• Data provided:
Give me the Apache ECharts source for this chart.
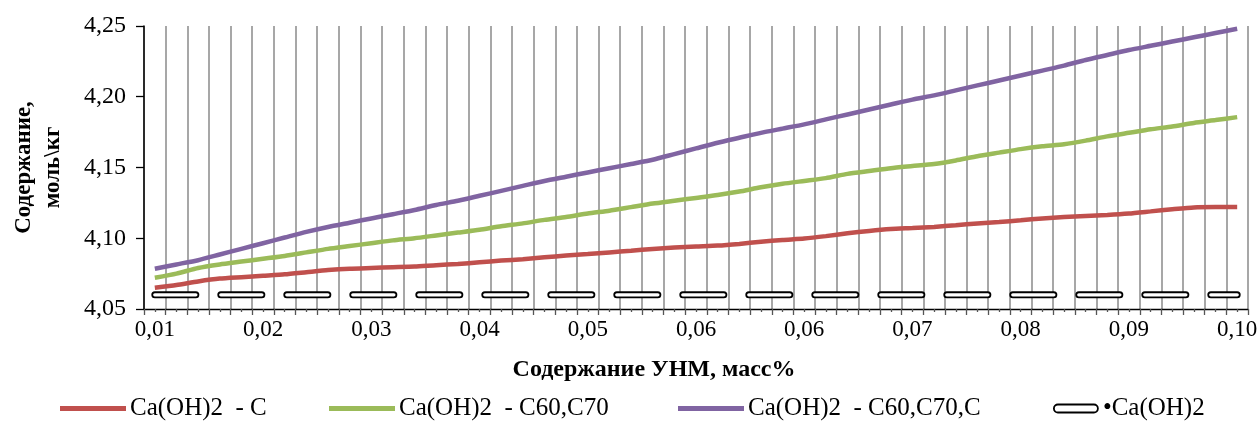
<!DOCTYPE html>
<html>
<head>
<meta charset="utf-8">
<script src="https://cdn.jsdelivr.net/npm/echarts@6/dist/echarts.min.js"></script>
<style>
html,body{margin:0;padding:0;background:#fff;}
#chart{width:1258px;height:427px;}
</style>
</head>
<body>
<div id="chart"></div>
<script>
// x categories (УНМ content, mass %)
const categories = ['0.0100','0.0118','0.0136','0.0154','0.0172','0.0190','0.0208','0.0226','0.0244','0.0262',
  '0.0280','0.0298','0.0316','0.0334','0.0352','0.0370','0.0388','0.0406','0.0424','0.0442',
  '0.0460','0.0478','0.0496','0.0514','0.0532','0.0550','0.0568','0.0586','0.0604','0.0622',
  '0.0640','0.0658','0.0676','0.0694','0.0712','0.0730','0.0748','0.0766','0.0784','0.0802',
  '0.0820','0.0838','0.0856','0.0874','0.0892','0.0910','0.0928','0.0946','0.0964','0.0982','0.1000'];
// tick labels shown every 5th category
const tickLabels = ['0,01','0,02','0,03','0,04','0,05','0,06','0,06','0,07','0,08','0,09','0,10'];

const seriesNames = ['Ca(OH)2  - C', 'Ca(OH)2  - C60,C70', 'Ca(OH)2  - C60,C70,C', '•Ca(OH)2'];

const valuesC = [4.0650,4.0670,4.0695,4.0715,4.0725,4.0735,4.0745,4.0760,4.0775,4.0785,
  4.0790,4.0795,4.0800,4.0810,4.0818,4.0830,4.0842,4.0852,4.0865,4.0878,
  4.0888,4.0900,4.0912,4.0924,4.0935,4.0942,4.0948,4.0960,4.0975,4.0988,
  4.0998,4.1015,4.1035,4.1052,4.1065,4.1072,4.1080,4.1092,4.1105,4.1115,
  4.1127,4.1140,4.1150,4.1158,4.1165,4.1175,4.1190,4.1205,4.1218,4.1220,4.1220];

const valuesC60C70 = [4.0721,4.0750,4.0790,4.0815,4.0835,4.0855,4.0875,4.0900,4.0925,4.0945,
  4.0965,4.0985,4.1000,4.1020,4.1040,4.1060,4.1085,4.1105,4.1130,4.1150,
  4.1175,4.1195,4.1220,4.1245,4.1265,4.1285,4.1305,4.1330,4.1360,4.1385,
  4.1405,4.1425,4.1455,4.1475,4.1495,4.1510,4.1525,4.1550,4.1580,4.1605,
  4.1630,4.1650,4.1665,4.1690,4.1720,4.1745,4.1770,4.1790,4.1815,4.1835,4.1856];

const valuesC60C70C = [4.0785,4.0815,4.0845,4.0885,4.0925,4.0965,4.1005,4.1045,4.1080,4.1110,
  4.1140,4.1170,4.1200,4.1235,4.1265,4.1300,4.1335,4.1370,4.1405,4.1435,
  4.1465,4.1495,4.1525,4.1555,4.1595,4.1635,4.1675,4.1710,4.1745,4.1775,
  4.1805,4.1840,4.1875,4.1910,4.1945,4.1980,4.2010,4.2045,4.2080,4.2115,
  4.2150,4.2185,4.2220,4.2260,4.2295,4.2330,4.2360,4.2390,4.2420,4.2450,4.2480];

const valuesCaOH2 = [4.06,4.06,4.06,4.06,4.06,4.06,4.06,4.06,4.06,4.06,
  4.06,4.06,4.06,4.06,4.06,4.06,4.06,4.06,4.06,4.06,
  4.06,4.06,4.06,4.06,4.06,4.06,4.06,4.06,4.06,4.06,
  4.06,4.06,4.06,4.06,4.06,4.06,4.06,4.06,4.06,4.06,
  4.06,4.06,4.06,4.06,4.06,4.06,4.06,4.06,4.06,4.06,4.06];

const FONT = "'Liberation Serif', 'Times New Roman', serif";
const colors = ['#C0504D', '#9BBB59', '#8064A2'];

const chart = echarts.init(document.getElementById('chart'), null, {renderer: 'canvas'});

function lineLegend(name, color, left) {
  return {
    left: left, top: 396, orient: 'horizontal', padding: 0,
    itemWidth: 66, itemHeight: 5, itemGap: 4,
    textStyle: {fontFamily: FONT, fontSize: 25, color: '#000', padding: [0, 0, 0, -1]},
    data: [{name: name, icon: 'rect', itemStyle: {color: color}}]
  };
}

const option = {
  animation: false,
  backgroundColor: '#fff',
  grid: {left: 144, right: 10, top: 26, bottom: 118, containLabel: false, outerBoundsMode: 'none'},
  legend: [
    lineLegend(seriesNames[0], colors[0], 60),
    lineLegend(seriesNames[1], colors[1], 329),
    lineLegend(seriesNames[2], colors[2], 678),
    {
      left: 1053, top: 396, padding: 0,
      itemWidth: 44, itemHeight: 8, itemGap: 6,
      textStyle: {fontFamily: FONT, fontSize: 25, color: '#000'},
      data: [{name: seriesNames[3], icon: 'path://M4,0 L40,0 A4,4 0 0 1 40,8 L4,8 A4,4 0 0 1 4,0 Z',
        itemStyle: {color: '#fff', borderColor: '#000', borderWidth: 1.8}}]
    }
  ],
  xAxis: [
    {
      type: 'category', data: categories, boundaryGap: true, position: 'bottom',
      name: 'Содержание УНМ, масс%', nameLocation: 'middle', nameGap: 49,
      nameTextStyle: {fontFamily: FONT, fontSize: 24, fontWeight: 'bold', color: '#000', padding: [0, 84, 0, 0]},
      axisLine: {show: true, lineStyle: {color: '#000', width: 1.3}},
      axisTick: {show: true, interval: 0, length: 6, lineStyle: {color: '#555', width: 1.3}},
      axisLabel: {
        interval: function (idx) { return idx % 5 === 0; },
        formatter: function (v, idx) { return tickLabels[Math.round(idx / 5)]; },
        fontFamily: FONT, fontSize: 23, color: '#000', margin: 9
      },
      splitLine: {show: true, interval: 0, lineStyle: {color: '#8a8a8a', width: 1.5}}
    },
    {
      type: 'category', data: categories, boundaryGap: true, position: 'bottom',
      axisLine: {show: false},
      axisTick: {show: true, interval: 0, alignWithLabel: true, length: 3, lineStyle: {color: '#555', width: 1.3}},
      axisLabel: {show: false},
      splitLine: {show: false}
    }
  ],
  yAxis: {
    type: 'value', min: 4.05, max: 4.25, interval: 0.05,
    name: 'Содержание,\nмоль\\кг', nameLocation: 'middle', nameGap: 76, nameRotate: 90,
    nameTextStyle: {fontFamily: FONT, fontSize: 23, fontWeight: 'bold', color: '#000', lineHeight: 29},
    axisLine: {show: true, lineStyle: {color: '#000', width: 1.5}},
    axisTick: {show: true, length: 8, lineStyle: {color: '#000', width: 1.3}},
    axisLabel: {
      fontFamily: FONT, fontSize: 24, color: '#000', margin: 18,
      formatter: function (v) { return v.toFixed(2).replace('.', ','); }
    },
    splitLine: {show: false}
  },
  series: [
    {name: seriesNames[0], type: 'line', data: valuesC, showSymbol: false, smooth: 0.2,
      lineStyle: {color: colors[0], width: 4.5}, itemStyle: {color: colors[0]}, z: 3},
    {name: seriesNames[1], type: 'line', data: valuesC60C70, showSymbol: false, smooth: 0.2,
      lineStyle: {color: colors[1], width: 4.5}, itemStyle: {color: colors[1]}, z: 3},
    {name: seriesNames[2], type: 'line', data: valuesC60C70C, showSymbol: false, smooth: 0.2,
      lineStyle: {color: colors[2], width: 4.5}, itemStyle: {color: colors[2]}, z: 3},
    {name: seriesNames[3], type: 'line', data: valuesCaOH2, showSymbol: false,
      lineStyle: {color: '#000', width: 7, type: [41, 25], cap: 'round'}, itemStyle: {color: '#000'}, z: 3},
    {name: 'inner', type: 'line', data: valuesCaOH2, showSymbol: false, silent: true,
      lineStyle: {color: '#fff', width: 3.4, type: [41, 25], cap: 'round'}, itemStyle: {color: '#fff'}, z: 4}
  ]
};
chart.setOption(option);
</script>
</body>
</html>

• Task requirements: Repeat, word for word and with no pictures, only the lines running from the beginning of the data to the line that contains "const seriesNames = ['Ca(OH)2".

• Result:
Give me the Apache ECharts source for this chart.
<!DOCTYPE html>
<html>
<head>
<meta charset="utf-8">
<script src="https://cdn.jsdelivr.net/npm/echarts@6/dist/echarts.min.js"></script>
<style>
html,body{margin:0;padding:0;background:#fff;}
#chart{width:1258px;height:427px;}
</style>
</head>
<body>
<div id="chart"></div>
<script>
// x categories (УНМ content, mass %)
const categories = ['0.0100','0.0118','0.0136','0.0154','0.0172','0.0190','0.0208','0.0226','0.0244','0.0262',
  '0.0280','0.0298','0.0316','0.0334','0.0352','0.0370','0.0388','0.0406','0.0424','0.0442',
  '0.0460','0.0478','0.0496','0.0514','0.0532','0.0550','0.0568','0.0586','0.0604','0.0622',
  '0.0640','0.0658','0.0676','0.0694','0.0712','0.0730','0.0748','0.0766','0.0784','0.0802',
  '0.0820','0.0838','0.0856','0.0874','0.0892','0.0910','0.0928','0.0946','0.0964','0.0982','0.1000'];
// tick labels shown every 5th category
const tickLabels = ['0,01','0,02','0,03','0,04','0,05','0,06','0,06','0,07','0,08','0,09','0,10'];

const seriesNames = ['Ca(OH)2  - C', 'Ca(OH)2  - C60,C70', 'Ca(OH)2  - C60,C70,C', '•Ca(OH)2'];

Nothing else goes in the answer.